Tony Yonge is determined to solve this matter of inevitable retirement on terms uniquely his own. Ordered to give it up years ago by his doctor, his hiatus from playing lasted a mere two weeks. Since then, and after two going-out-of-business-sale fêtes at his club in honor of his athletic longevity, he still joins the lineup on the weekends. Blind in one eye and hardly able to see out of the other, he is hopeless at stick-and-ball. But in the chukkas he manages to get into the play surprisingly often and make his presence felt. When he draws near you hold back, not sure if he can see you. He shoots past you with the warning, “Don’t ride me off, I’m on blood thinner.”

All’s fair in love and Warfarin.

Don José Ignacio Domecq, the renowned king of Spanish sherry producers (known as El Nariz, "the Nose", for his astonishing ability to sniff out the nuances in his own and other’s wines and sherries) still held a one-goal handicap at the age of eighty-one. “Hard work, good wine, good cigars, good polo,” he confided was the formula explaining his long life. One of his most treasured souvenirs was an engraved silver plate awarded by the Hurlingham Polo Association commemorating his fifty years in the game. It was presented to him by Lord Louis Mountbatten just days before terrorists cut down the last Viceroy of India.

Jesús “Chucho” Solórzano, now an elder statesman of Mexican polo, still maintains a sizeable string of first-class ponies although his competitive playing days are long over. “When I do play, I don’t want to have to think about the horses,” he says, shunning standing offers from some well-known players to buy him out. His sons do most of the playing on them these days.

For this opus (working title: The Revenge of Father Time) I thought I might include a few words of reflection from the most recognizable polo player on the planet. Who’s that, you say—Adolfito? Mariano? Memo? No, silly, it is His Royal Highness, the Prince of Wales (now retired, from polo if not from royalty). Think I’ve got it wrong? Just say the word “polo” to any non-polo player. The most common response to this oral Rorschach test—other than “Ralph Lauren”—is “Prince Charles.” Try it sometime, and you’ll see.

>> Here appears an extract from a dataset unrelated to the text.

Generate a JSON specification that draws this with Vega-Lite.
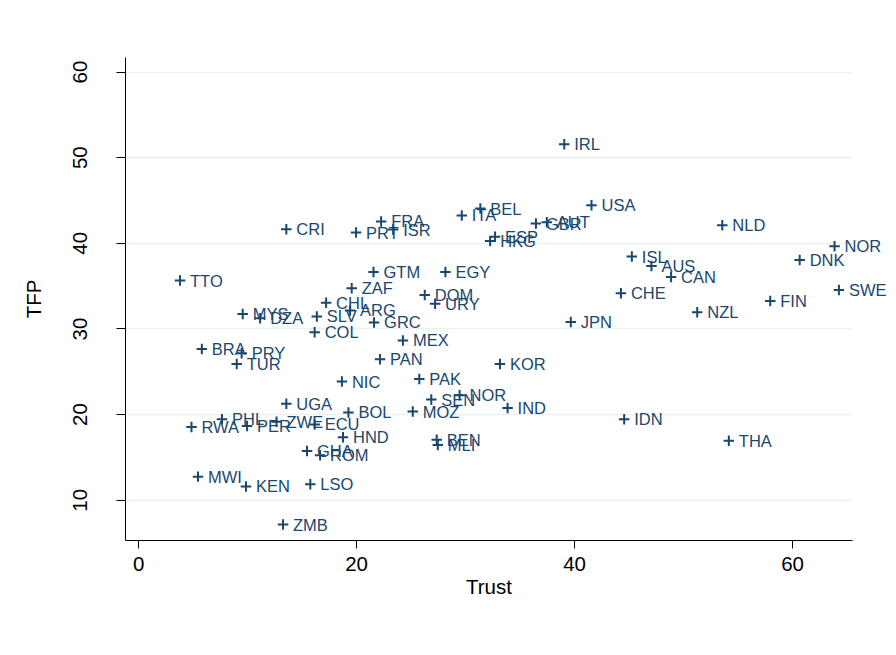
{
  "$schema": "https://vega.github.io/schema/vega-lite/v6.json",
  "width": 727,
  "height": 483,
  "autosize": {"type": "none"},
  "padding": {"left": 125, "top": 57, "right": 44, "bottom": 115},
  "background": "white",
  "config": {
    "view": {"stroke": null},
    "font": "Liberation Sans",
    "axis": {"labelFont": "Liberation Sans", "titleFont": "Liberation Sans", "labelColor": "black", "titleColor": "black", "domainColor": "black", "tickColor": "black", "titleFontWeight": "normal"}
  },
  "data": {
    "values": [
      {"c": "IRL", "trust": 39.1, "tfp": 51.5},
      {"c": "USA", "trust": 41.6, "tfp": 44.4},
      {"c": "NLD", "trust": 53.6, "tfp": 42.05},
      {"c": "NOR", "trust": 63.9, "tfp": 39.6},
      {"c": "DNK", "trust": 60.7, "tfp": 38.0},
      {"c": "SWE", "trust": 64.3, "tfp": 34.5},
      {"c": "FIN", "trust": 58.0, "tfp": 33.2},
      {"c": "NZL", "trust": 51.3, "tfp": 31.9},
      {"c": "JPN", "trust": 39.7, "tfp": 30.75},
      {"c": "ISL", "trust": 45.3, "tfp": 38.4},
      {"c": "AUS", "trust": 47.1, "tfp": 37.3},
      {"c": "CAN", "trust": 48.9, "tfp": 36.0},
      {"c": "CHE", "trust": 44.3, "tfp": 34.1},
      {"c": "IDN", "trust": 44.6, "tfp": 19.4},
      {"c": "THA", "trust": 54.2, "tfp": 16.9},
      {"c": "KOR", "trust": 33.2, "tfp": 25.85},
      {"c": "IND", "trust": 33.9, "tfp": 20.7},
      {"c": "NOR", "trust": 29.5, "tfp": 22.2},
      {"c": "SEN", "trust": 26.9, "tfp": 21.7},
      {"c": "MOZ", "trust": 25.2, "tfp": 20.3},
      {"c": "BEN", "trust": 27.4, "tfp": 17.0},
      {"c": "MLI", "trust": 27.5, "tfp": 16.4},
      {"c": "PAK", "trust": 25.8, "tfp": 24.1},
      {"c": "PAN", "trust": 22.2, "tfp": 26.4},
      {"c": "MEX", "trust": 24.3, "tfp": 28.6},
      {"c": "GRC", "trust": 21.65, "tfp": 30.7},
      {"c": "ARG", "trust": 19.45, "tfp": 32.1},
      {"c": "CHL", "trust": 17.25, "tfp": 33.0},
      {"c": "SLV", "trust": 16.4, "tfp": 31.4},
      {"c": "COL", "trust": 16.2, "tfp": 29.55},
      {"c": "ZAF", "trust": 19.6, "tfp": 34.7},
      {"c": "GTM", "trust": 21.6, "tfp": 36.6},
      {"c": "EGY", "trust": 28.2, "tfp": 36.6},
      {"c": "DOM", "trust": 26.3, "tfp": 33.9},
      {"c": "URY", "trust": 27.25, "tfp": 32.9},
      {"c": "CRI", "trust": 13.6, "tfp": 41.6},
      {"c": "PRT", "trust": 20.0, "tfp": 41.2},
      {"c": "FRA", "trust": 22.3, "tfp": 42.5},
      {"c": "ISR", "trust": 23.4, "tfp": 41.55},
      {"c": "ITA", "trust": 29.7, "tfp": 43.2},
      {"c": "BEL", "trust": 31.4, "tfp": 44.0},
      {"c": "GBR", "trust": 36.5, "tfp": 42.25},
      {"c": "AUT", "trust": 37.5, "tfp": 42.4},
      {"c": "ESP", "trust": 32.75, "tfp": 40.7},
      {"c": "HKG", "trust": 32.3, "tfp": 40.2},
      {"c": "TTO", "trust": 3.85, "tfp": 35.6},
      {"c": "MYS", "trust": 9.6, "tfp": 31.7},
      {"c": "DZA", "trust": 11.2, "tfp": 31.2},
      {"c": "BRA", "trust": 5.85, "tfp": 27.6},
      {"c": "PRY", "trust": 9.5, "tfp": 27.1},
      {"c": "TUR", "trust": 9.05, "tfp": 25.85},
      {"c": "NIC", "trust": 18.7, "tfp": 23.8},
      {"c": "UGA", "trust": 13.6, "tfp": 21.2},
      {"c": "BOL", "trust": 19.3, "tfp": 20.2},
      {"c": "PHL", "trust": 7.7, "tfp": 19.4},
      {"c": "RWA", "trust": 4.9, "tfp": 18.5},
      {"c": "PER", "trust": 10.0, "tfp": 18.6},
      {"c": "ZWE", "trust": 12.7, "tfp": 19.1},
      {"c": "ECU", "trust": 16.2, "tfp": 18.8},
      {"c": "HND", "trust": 18.8, "tfp": 17.3},
      {"c": "GHA", "trust": 15.5, "tfp": 15.7},
      {"c": "ROM", "trust": 16.7, "tfp": 15.2},
      {"c": "MWI", "trust": 5.5, "tfp": 12.7},
      {"c": "KEN", "trust": 9.9, "tfp": 11.55},
      {"c": "LSO", "trust": 15.8, "tfp": 11.8},
      {"c": "ZMB", "trust": 13.3, "tfp": 7.1}
    ]
  },
  "encoding": {
    "x": {
      "field": "trust", "type": "quantitative", "title": "Trust",
      "scale": {"domain": [-1.2, 65.5], "nice": false, "zero": false},
      "axis": {"values": [0, 20, 40, 60], "grid": false, "tickSize": 8, "labelPadding": 6, "labelFontSize": 20.5, "titleFontSize": 20.5, "titlePadding": 3, "domainWidth": 1, "tickWidth": 1, "labelFlush": false}
    },
    "y": {
      "field": "tfp", "type": "quantitative", "title": "TFP",
      "scale": {"domain": [5.3, 61.7], "nice": false, "zero": false},
      "axis": {"values": [10, 20, 30, 40, 50, 60], "grid": true, "gridColor": "#eaf2f3", "gridWidth": 1.5, "tickSize": 9, "labelAngle": -90, "labelPadding": 26, "labelFontSize": 20.5, "titleFontSize": 20.5, "titlePadding": 26, "domainWidth": 1, "tickWidth": 1, "labelFlush": false}
    }
  },
  "layer": [
    {
      "mark": {"type": "point", "shape": "M -1 0 L 1 0 M 0 -1 L 0 1", "filled": false, "size": 110, "strokeWidth": 2, "color": "#1a476f", "opacity": 1}
    },
    {
      "mark": {"type": "text", "align": "left", "baseline": "middle", "dx": 10, "dy": 1, "fontSize": 16.5, "font": "Liberation Sans", "color": "#1a476f"},
      "encoding": {"text": {"field": "c"}}
    }
  ]
}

Anyway, His Royal Highness was conveniently arriving by limousine just two blocks down the street from my house one chilly day last November. So, how could I not clean myself up a little and walk down with notepad in hand and just flat out ask him: Yo, Wales, is there life after polo? He’d probably love to talk about his favorite sport, maybe even invite me inside to chat over a cup of tea.

Security was a bit lax and I walked right up and stood next to the Provincial Premier who waited in the cold to escort the royal couple into the legislature building. The limo pulled up surrounded by a swarm of out-riding police motorcycles, and stopped. Out popped HRH, looked right at me, and said, “Aren't you cold?”

I suppose I should have said, “No, I’m fine—Sir—but, I just wanted to ask…”. But in fact I said nothing. I just stood there like a dope, probably with my mouth open. Forrest Gump’s dumber brother. HRH and his wife turned and strode quickly away chatting with the politicos who closed in all around them.

I realize now I am not made for such bold moves—not like, say, the infamous White House party crashers Michaele and Tareq Salahi. They also found the security a bit lax but knew how to take advantage of it—and flashed their beautiful straight white teeth instead of their bloody tonsils.

Blessed are the meek (but Fortune favors the brave).

Ah, but I digress. I was trying to write about retiring from polo. And while we all may have different ways of dealing with it—whether ignoring it, writing about it, or even doing a little rat poison from time to time—it is something we all must face sooner or later. Of course you could always try something completely different. There’s finger painting, for example, or collecting bread ties, or falling asleep in front of the TV. But if polo is a metaphor for Life (as HRH once averred in a rare interview in these pages some twenty years ago) then retiring from it must be a metaphor for… Death.

So, it’s a no-brainer: Don’t Do It! Play less often if you must, let your kids or your friend or your sweetheart ride your horses, take a turn on the tractor and cut the turf, volunteer for Third Man… Anything—but don’t give up!

You’re a polo player and up is not in you to give.